DIRECTION: Every entry below should be printed exactly, without its images.
--- Start EXTRACTED ENTRIES ---
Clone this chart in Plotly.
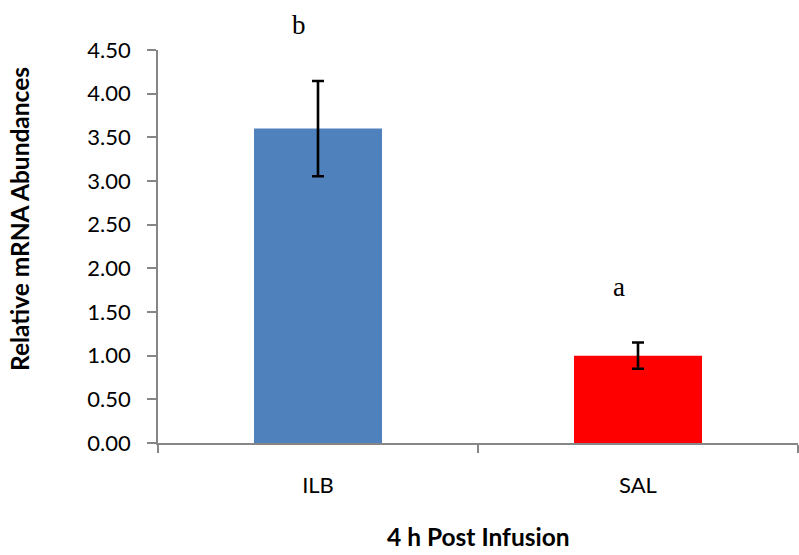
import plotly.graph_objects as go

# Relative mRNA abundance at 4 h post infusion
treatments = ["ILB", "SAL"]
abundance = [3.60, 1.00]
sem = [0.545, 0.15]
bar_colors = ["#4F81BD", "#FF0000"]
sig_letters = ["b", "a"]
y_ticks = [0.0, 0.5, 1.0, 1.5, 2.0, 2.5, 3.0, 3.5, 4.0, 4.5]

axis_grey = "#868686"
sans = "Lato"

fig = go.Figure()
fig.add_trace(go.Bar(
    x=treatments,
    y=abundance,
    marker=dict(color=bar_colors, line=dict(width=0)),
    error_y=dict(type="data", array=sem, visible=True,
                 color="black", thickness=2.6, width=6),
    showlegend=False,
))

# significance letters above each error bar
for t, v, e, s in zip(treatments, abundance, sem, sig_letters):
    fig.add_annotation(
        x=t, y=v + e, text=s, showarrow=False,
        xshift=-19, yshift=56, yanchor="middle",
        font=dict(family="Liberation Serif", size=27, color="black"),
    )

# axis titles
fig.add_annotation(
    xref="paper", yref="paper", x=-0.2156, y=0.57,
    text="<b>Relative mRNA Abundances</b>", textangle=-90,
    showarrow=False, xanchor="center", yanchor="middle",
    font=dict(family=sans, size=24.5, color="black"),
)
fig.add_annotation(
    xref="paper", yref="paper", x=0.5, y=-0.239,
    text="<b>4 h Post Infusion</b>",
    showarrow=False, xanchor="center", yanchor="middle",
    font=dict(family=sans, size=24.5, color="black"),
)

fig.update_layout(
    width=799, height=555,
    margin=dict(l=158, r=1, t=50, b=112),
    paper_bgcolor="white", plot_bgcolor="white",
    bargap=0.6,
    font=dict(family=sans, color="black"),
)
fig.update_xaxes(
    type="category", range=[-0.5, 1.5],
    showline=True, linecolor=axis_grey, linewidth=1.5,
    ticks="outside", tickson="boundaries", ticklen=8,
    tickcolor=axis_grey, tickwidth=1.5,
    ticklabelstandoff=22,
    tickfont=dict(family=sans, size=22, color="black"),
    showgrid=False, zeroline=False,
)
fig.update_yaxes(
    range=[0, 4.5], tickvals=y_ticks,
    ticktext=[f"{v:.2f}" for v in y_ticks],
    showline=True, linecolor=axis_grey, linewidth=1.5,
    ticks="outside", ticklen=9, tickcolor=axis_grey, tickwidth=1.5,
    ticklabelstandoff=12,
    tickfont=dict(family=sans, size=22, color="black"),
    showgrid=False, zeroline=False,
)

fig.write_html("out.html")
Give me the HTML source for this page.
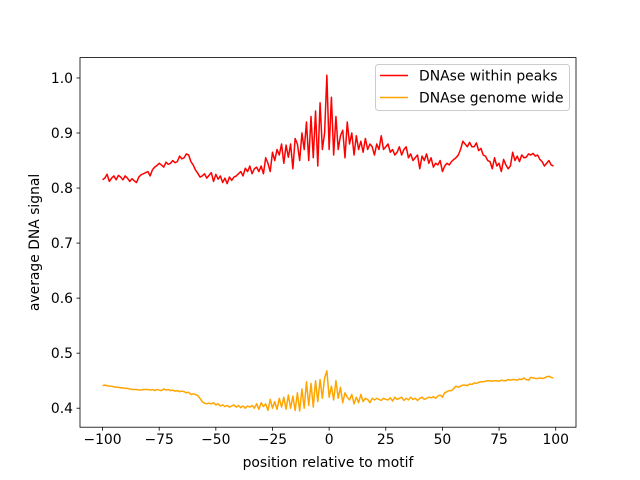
--- End EXTRACTED ENTRIES ---
CORRECT ANSWER:
Clone this chart in Plotly.
import plotly.graph_objects as go

# Relative mRNA abundance at 4 h post infusion
treatments = ["ILB", "SAL"]
abundance = [3.60, 1.00]
sem = [0.545, 0.15]
bar_colors = ["#4F81BD", "#FF0000"]
sig_letters = ["b", "a"]
y_ticks = [0.0, 0.5, 1.0, 1.5, 2.0, 2.5, 3.0, 3.5, 4.0, 4.5]

axis_grey = "#868686"
sans = "Lato"

fig = go.Figure()
fig.add_trace(go.Bar(
    x=treatments,
    y=abundance,
    marker=dict(color=bar_colors, line=dict(width=0)),
    error_y=dict(type="data", array=sem, visible=True,
                 color="black", thickness=2.6, width=6),
    showlegend=False,
))

# significance letters above each error bar
for t, v, e, s in zip(treatments, abundance, sem, sig_letters):
    fig.add_annotation(
        x=t, y=v + e, text=s, showarrow=False,
        xshift=-19, yshift=56, yanchor="middle",
        font=dict(family="Liberation Serif", size=27, color="black"),
    )

# axis titles
fig.add_annotation(
    xref="paper", yref="paper", x=-0.2156, y=0.57,
    text="<b>Relative mRNA Abundances</b>", textangle=-90,
    showarrow=False, xanchor="center", yanchor="middle",
    font=dict(family=sans, size=24.5, color="black"),
)
fig.add_annotation(
    xref="paper", yref="paper", x=0.5, y=-0.239,
    text="<b>4 h Post Infusion</b>",
    showarrow=False, xanchor="center", yanchor="middle",
    font=dict(family=sans, size=24.5, color="black"),
)

fig.update_layout(
    width=799, height=555,
    margin=dict(l=158, r=1, t=50, b=112),
    paper_bgcolor="white", plot_bgcolor="white",
    bargap=0.6,
    font=dict(family=sans, color="black"),
)
fig.update_xaxes(
    type="category", range=[-0.5, 1.5],
    showline=True, linecolor=axis_grey, linewidth=1.5,
    ticks="outside", tickson="boundaries", ticklen=8,
    tickcolor=axis_grey, tickwidth=1.5,
    ticklabelstandoff=22,
    tickfont=dict(family=sans, size=22, color="black"),
    showgrid=False, zeroline=False,
)
fig.update_yaxes(
    range=[0, 4.5], tickvals=y_ticks,
    ticktext=[f"{v:.2f}" for v in y_ticks],
    showline=True, linecolor=axis_grey, linewidth=1.5,
    ticks="outside", ticklen=9, tickcolor=axis_grey, tickwidth=1.5,
    ticklabelstandoff=12,
    tickfont=dict(family=sans, size=22, color="black"),
    showgrid=False, zeroline=False,
)

fig.write_html("out.html")
Give me the HTML source for this page.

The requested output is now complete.